This Article is From Jun 03, 2016

Hillary Clinton Takes On Donald Trump Over US Foreign Policy

Hillary Clinton Takes On Donald Trump Over US Foreign Policy

Hillary Clinton, a former US senator, has already delivered several speeches on foreign policy and national security.

Washington: Democratic presidential front-runner Hillary Clinton will berate Republican Donald Trump for being too friendly with North Korea and too harsh on European allies in a foreign policy speech on Thursday aimed at portraying the billionaire businessman as unfit for the White House.

The speech in San Diego comes as the former secretary of state seeks to shift her attention to the November 8 presidential election against likely rival Trump and away from Bernie Sanders, the US senator from Vermont who is continuing his longshot bid for the Democratic nomination.

Trump has said he would sit down with North Korean leader Kim Jong Un to try to stop Pyongyang's nuclear programme and has criticized the decades-old NATO alliance with mainly European nations as obsolete and too costly for the United States.

"It's important that people understand this is not just about Republican versus Democrat, that Trump is unlike any presidential candidate we have seen and he is fundamentally unfit to be our commander in chief," Clinton aide Jake Sullivan said in an interview before the speech.

California is among six states holding Democratic nominating contests on Tuesday and Clinton, who holds a nearly insurmountable lead over Sanders in the delegate count, is hoping a decisive win there can help her clinch the nomination.

Clinton, a former US senator, has already delivered several speeches on foreign policy and national security. Thursday's address will not break new policy ground, but will mainly respond to recent comments by Trump, her campaign said.   

She will argue that Trump's statement that he would be willing to talk to Kim Jong Un, made in a Reuters interview in May, has only emboldened the North Korean leader, Sullivan said.

A column this week in DPRK Today, one of North Korea's state mouthpieces, described Trump as a "wise politician" and Clinton as "thick-headed Hillary."

"Donald Trump's statements about North Korea show that he has more interest in making Kim Jong Un like him than backing up our friends and allies in the region," Sullivan said, noting that South Korea has worked with the United States on missile defence.

Trump, who has never held elected office, has talked tough on foreign policy.
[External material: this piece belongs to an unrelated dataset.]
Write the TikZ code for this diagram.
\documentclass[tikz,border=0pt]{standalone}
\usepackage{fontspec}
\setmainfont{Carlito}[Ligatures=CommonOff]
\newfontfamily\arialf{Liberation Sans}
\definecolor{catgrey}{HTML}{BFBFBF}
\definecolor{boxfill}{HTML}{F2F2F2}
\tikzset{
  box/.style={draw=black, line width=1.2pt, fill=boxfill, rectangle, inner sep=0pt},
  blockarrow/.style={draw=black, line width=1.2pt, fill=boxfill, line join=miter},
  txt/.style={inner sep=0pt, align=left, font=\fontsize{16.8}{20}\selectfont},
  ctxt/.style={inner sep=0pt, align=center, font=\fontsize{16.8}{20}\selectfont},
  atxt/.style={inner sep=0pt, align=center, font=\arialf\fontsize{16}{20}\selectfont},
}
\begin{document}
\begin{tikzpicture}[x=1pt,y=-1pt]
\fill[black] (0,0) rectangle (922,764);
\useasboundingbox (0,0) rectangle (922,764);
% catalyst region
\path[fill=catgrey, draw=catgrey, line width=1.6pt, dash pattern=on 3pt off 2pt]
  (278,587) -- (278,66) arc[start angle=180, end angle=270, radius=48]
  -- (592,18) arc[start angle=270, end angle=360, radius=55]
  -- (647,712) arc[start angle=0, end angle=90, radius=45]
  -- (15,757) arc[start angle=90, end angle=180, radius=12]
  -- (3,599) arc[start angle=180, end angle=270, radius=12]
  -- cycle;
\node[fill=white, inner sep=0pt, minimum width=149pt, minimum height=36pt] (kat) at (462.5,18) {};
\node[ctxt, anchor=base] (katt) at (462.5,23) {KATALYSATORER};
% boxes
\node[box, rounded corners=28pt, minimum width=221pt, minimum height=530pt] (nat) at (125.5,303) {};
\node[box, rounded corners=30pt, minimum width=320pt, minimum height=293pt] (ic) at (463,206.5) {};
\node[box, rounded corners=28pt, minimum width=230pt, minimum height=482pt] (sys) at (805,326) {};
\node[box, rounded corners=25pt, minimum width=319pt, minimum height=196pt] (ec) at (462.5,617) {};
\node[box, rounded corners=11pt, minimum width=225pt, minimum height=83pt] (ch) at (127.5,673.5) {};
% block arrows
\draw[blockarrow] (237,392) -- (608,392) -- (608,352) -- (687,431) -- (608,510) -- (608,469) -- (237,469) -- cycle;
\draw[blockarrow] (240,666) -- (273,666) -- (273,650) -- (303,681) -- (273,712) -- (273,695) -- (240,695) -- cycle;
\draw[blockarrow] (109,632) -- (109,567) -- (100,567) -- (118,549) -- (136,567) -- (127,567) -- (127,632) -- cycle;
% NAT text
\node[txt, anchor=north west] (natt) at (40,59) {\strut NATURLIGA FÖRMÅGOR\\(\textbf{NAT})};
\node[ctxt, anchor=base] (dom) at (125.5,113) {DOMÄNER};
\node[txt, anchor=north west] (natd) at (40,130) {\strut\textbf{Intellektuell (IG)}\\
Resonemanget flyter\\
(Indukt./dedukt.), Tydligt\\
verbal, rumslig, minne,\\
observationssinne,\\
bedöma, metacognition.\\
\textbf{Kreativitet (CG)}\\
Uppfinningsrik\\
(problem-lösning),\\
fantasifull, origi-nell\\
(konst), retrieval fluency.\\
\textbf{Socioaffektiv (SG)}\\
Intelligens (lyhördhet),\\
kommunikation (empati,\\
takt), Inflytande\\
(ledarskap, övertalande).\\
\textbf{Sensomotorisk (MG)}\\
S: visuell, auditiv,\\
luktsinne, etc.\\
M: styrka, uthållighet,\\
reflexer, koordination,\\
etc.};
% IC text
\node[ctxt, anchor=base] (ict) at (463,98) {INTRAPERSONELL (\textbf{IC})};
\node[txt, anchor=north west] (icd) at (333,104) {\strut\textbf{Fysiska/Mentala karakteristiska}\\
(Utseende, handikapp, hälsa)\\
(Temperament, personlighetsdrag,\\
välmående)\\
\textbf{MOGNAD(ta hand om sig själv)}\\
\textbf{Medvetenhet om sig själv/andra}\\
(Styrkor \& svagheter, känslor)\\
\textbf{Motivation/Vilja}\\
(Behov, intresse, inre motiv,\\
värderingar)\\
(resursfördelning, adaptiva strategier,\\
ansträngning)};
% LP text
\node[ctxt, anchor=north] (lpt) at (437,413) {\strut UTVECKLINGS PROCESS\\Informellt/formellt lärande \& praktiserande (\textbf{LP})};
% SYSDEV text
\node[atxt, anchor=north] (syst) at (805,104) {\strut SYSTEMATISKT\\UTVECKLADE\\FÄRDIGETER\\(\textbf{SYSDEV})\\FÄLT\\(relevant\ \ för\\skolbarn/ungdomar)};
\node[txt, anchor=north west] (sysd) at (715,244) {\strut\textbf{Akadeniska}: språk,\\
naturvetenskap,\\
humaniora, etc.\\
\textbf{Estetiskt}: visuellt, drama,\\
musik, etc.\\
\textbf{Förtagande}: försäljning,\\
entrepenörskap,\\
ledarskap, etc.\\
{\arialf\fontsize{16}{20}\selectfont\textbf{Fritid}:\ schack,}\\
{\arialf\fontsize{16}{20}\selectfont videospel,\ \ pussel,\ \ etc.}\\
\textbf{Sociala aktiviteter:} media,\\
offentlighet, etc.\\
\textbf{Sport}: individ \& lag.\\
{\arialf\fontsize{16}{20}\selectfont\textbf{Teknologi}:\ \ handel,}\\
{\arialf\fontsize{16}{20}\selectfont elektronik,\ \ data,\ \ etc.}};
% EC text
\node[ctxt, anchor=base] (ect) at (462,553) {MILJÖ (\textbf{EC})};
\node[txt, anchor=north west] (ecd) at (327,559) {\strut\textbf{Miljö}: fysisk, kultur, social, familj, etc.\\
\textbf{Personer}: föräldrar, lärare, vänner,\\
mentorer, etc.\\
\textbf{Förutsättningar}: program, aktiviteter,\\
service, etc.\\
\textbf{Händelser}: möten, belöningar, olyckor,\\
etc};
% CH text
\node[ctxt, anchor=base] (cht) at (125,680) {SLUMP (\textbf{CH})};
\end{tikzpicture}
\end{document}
He embraced the use of waterboarding and other brutal interrogation techniques for terrorism suspects and vowed to renegotiate trade deals and ask members of the 28-nation NATO alliance to "pay up" or "get out."

Sullivan, who worked with Clinton at the US State Department, said Clinton will highlight her record of getting allies to "step up" and share defence costs but would not walk away from an alliance she views as important to US efforts on counterterrorism, nuclear proliferation and other issues.
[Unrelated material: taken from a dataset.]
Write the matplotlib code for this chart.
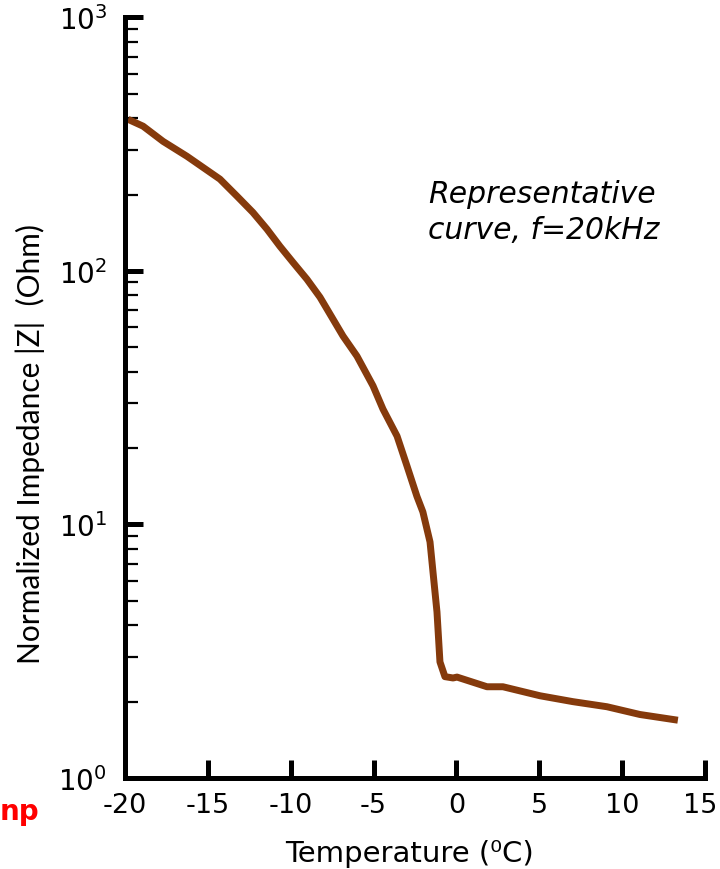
import matplotlib
matplotlib.use("Agg")
import matplotlib.pyplot as plt
import matplotlib.transforms as mtransforms
from matplotlib.ticker import FixedLocator, LogLocator, NullFormatter

plt.rcParams['mathtext.fontset'] = 'custom'
plt.rcParams['mathtext.rm'] = 'Lato'

temperature = [-19.82, -18.91, -17.7, -16.26, -14.27, -13.24, -12.28, -11.43, -10.65, -9.86,
               -9.02, -8.23, -6.84, -6.0, -5.03, -4.43, -3.58, -2.98, -2.38, -2.02,
               -1.59, -1.41, -1.17, -0.99, -0.69, -0.2, 0.04, 1.85, 2.81,
               5.05, 7.04, 9.09, 11.08, 13.37]
impedance = [396, 372, 324, 283, 230, 197, 170, 146, 125, 108,
             92.7, 78.7, 55.3, 46.1, 35.2, 28.5, 22.3, 17.0, 12.9, 11.2,
             8.53, 6.49, 4.52, 2.87, 2.51, 2.48, 2.5, 2.29, 2.29,
             2.11, 2.0, 1.91, 1.78, 1.69]
x_ticks = [-20, -15, -10, -5, 0, 5, 10, 15]
y_ticks = [1, 10, 100, 1000]
y_tick_labels = [r'$\mathregular{10^{0}}$', r'$\mathregular{10^{1}}$',
                 r'$\mathregular{10^{2}}$', r'$\mathregular{10^{3}}$']

fig = plt.figure(figsize=(7.2, 8.7), dpi=100)
ax = fig.add_axes([0.1736, 0.1046, 0.979 - 0.1736, 0.979 - 0.1046])
ax.plot(temperature, impedance, color='#853A0C', lw=5, solid_capstyle='butt',
        solid_joinstyle='round')
ax.set_yscale('log')
ax.set_xlim(-20, 15)
ax.set_ylim(1, 1000)

for s in ['top', 'right']:
    ax.spines[s].set_visible(False)
for s in ['left', 'bottom']:
    ax.spines[s].set_linewidth(3.6)
    ax.spines[s].set_capstyle('projecting')

ax.xaxis.set_major_locator(FixedLocator(x_ticks))
ax.set_xticklabels([str(t) for t in x_ticks], fontfamily='DejaVu Sans', fontsize=19.5)
ax.yaxis.set_major_locator(FixedLocator(y_ticks))
ax.set_yticklabels(y_tick_labels, fontsize=20)
ax.yaxis.set_minor_locator(LogLocator(base=10, subs=range(2, 10)))
ax.yaxis.set_minor_formatter(NullFormatter())
ax.tick_params(axis='both', which='major', direction='in', length=13, width=3.6, color='black')
ax.tick_params(axis='x', which='major', pad=10)
ax.tick_params(axis='y', which='major', pad=13)
ax.tick_params(axis='y', which='minor', direction='in', length=9, width=1.6)
ax.tick_params(axis='x', which='minor', length=0)

# nudge the last x tick label slightly left so it stays inside the figure
last_label = ax.get_xticklabels()[-1]
last_label.set_transform(last_label.get_transform() +
                         mtransforms.ScaledTranslation(-5 / 100, 0, fig.dpi_scale_trans))

ax.set_xlabel('Temperature (⁰C)', fontfamily='DejaVu Sans', fontsize=21)
ax.xaxis.set_label_coords(0.49, -(840 - 779) / 761)
ax.set_ylabel('Normalized Impedance |Z|  (Ohm)', fontfamily='Lato', fontsize=21.5)
ax.yaxis.set_label_coords((45 - 125) / 580, 1 - (444 - 18) / 761)

ax.text((428 - 125) / 580, 1 - (212 - 18) / 761, 'Representative\ncurve, f=20kHz',
        transform=ax.transAxes, fontfamily='DejaVu Sans', fontstyle='italic', fontsize=21.5,
        ha='left', va='center', linespacing=1.3)

fig.text(0.0, 1 - 812 / 870, 'np', color='#FF0000', fontweight='bold',
         fontfamily='DejaVu Sans', fontsize=20, ha='left', va='center')

fig.savefig('out.png', dpi=100)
At a rally Wednesday night in Sacramento, California, Trump said he had seen a copy of Clinton's speech and "it was such lies about my foreign policy."

Trump has criticized Clinton for her handling of foreign policy during her 2009-2013 stint as foreign secretary, including the September 11, 2012, attack by Islamist terrorists on a US diplomatic facility in Benghazi, Libya, that killed the US ambassador and three other Americans. He cites Clinton's support for the Iraq war - launched by former Republican President George W. Bush - as another example of her shortcomings.

Using what is now his trademark epithet for Clinton, Trump kept up the assault on Thursday on Twitter, saying "Crooked Hillary Clinton has zero natural talent - she should not be president. Her temperament is bad and her decision making ability-zilch!"
The chairman of the Republican National Committee, Reince Priebus, also weighed in with a statement against Clinton.

"There isn't a more flawed messenger on national security issues than Hillary Clinton, who as Obama's secretary of state helped turn Libya into a jihadist playground, spearheaded the dangerous nuclear deal with Iran, and secretly called for bringing terrorists from Guantanamo onto US soil," he said.

In assailing each other's suitability for the White House, Clinton and Trump are reflecting a negative voter mood ahead of next month's party conventions that will choose the presidential nominees.

Both Clinton and Trump are facing record low favourability ratings. A Reuters/Ipsos poll taken on Friday through Tuesday shows half of Trump supporters say the primary reason they are going to vote for him is "I don't want Hillary Clinton to win," while 41 per cent of Clinton supporters cite their primary reason as not wanting Trump to win.